A 21 heures, la nuit tombe sur la cour de récréation et une vingtaine de parents d'élèves, accompagnés de quelques enfants, occupent toujours les lieux. Un tournoi de football est organisé, puis une nuit à belle étoile, comme prévu sur les affiches accrochées aux grilles de l'école.

Une demi-heure plus tard, une voisine du quartier passe féliciter les parents d'élèves pour leur action et demande ce qu'elle peut faire pour leur donner un coup de main. La décision est rapidement prise : elle apportera sa cafetière, de l'eau et du café. "Nous ne sommes pas de violents indépendantistes radicalisés comme veut le faire croire le gouvernement, explique Jordi, Catalan et père de deux enfants. On vient juste défendre la démocratie et la liberté d'expression."

Pierre, un parent d'élève, dans l'école Dels Encants de Barcelone, dans la soirée du vendredi 29 septembre 2017. (ROBIN PRUDENT / FRANCEINFO)

A l'origine de cette mobilisation, la décision de la Cour d’appel de Catalogne, mercredi, qui a ordonné à la police de faire fermer les bureaux de vote censés être utilisés pour le référendum, qui a été interdit par la Cour constitutionnelle. Les opérations de police devaient commencer dès la fin des cours. "Si l'Etat espagnol n'avait pas réagi comme ça, nous ne serions pas venus, reconnaît Jordi. Mais là, c'est trop grave. Alors ce n'est pas un effort de laisser ma famille pour venir ici, c'est un investissement pour leur futur." A l'instar de l'école Dels Encants, plusieurs dizaines d'établissements ont été occupés à travers la Catalogne afin de protéger les bureaux de vote du référendum. Citant le gouvernement espagnol, une journaliste évoque 163 écoles occupées. 

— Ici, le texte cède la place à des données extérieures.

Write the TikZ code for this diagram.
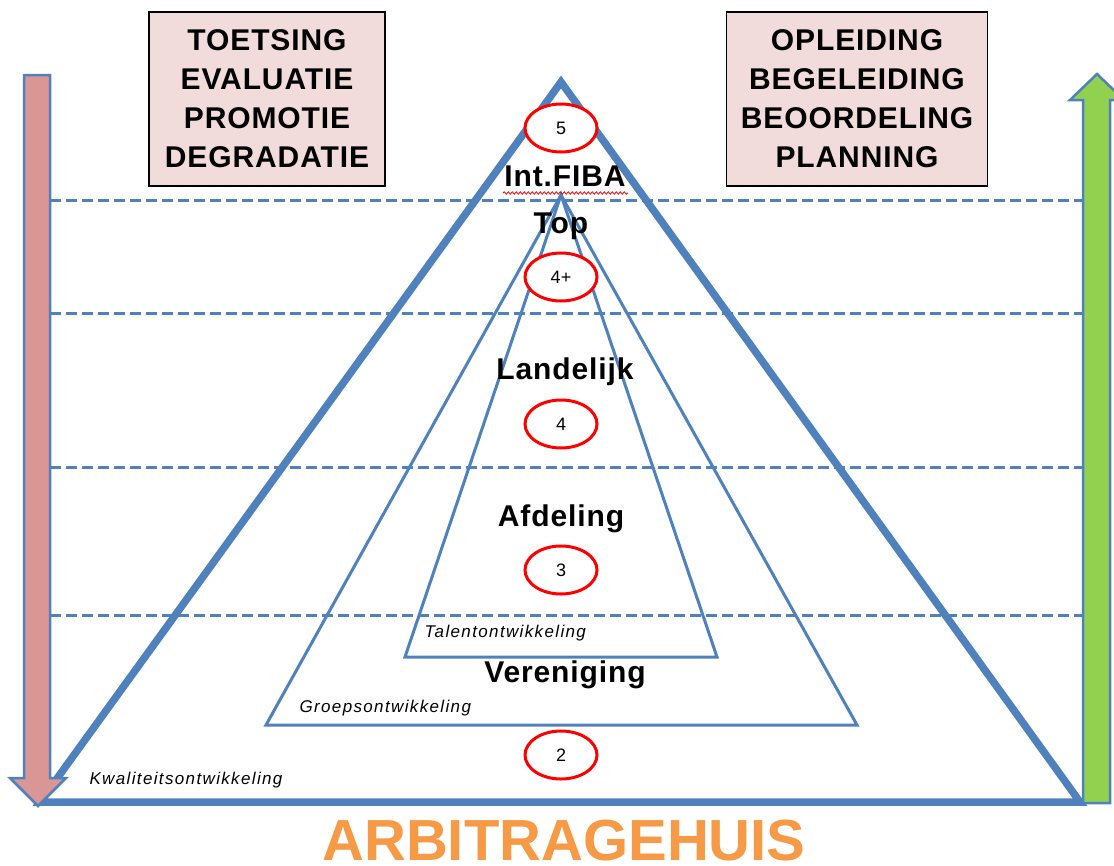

"Cacerolada" et lampes frontales

Aux alentours de 22 heures, le match de foot se termine et les occupants sortent des casseroles. C'est l'heure de la traditionnelle "cacerolada". Depuis plusieurs semaines, les Catalans tapent sur leurs casseroles chaque soir à la même heure pour exprimer leur mécontentement. Sur le trottoir, les parents d'élèves font résonner leurs instruments, accompagnés par des dizaines d'habitants dans leur appartement, la fenêtre ouverte. "C'est ce genre de choses qui donnent de la force, qui ressoude la Catalogne depuis quelques semaines", explique Jordi. 

Il est l'heure d'organiser le campement. Une famille sort des Tupperware de son sac et attaque le repas, lampes frontales collées sur le front. D'autres sont allés chercher des victuailles au bar du coin et des rallonges ont été tirées pour recharger les téléphones portables. "On est au point culminant d'un processus d'indépendance pour lequel des gens se sont battus depuis longtemps", explique un autre parent d'élève. Tous ont le sentiment de participer à un moment important de l'histoire politique espagnole et catalane.

Vers 1 heure du matin, les parents décident finalement de lever le campement. Les dernières informations qui leur sont parvenues indiquent que la police devrait plutôt intervenir dimanche au petit matin. Rendez-vous est pris pour une nouvelle journée de mobilisation, samedi, avant un dimanche plein d'incertitudes.